Saving C structures to file -- best practices [Embedded]

Prev: 50 ohm PCB antenna track impedance
Next: BT earpieces

From: D Yuniskis on 24 Mar 2010 15:30

Hi Dave,

Dave Boland wrote:
> I'm doing some work on a 16-bit micro and one of the things the software
> does is store data in a structure for easy access. Currently, I save
> the entire structure to file and get it back from file when the program
> is restarted. No problem so far.
>
> However, if I need to change the structure (add a member, remove one,
> change one, etc.), the data, when read in from file, gets corrupted as
> one may expect. In addition, this code may be ported to a 32-bit
> controller, which means the alignment of the data in the structure will
> be different. So even if the structure doesn't change, when reading
> data created by a 16-bit processor I would expect the 32-bit processor
> to corrupt the data.
>
> So here is my question -- what are the best practices for saving data
> from a C structure so it is universally readable -- even if the
> structure definition changes? I'm leaning toward a character array
> (buffer) that uses name-value pairs, but that is a lot more work, and
> may be over-kill. Any thoughts?

If space is no object (in the code to write *and* read -- as well
as the bulk medium itself), then push everything in ASCII and
pull it back the same way. Add a version number to the file
format so your code can look at that and adapt to the specifics
of what it should expect to encounter.

As with any input, validate each parameter before using it
(since it can be corrupted -- even intentionally). If you
need to ensure the contents are not corrupted, sign them
with a secure hash.

If you are limited on space, do something like the way TIFF
files are encoded -- tag each parameter with a unique *numeric*
identifier. (TIFF would be good to study in this regard
as it makes this pretty clear; you might also look at the
way NCD X Terminals store their NVRAM parameters). If you
decide you need a new parameter -- or need to entirely
change its syntax -- you can just "invent" another identifier.
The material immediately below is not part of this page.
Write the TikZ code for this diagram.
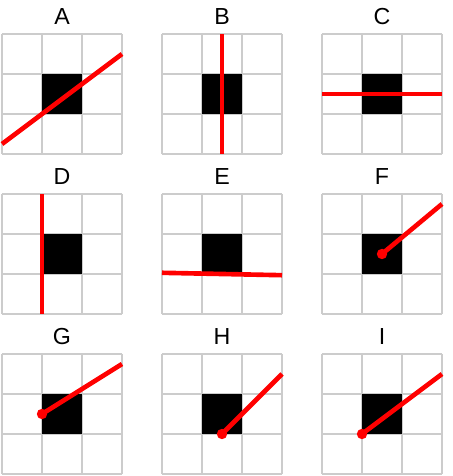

In either case, either push a flag into the file to indicate
byte ordering (if you want to store "raw binary" and need
to be able to read it back into a different architecture)
or force a particular byte ordering (e.g., analagous to
"network byte order").

Avoid just pushing things like floats, doubles, etc. as
binary unless you are willing to adopt the same encoding
universally in their representation (e.g., IEEE 754).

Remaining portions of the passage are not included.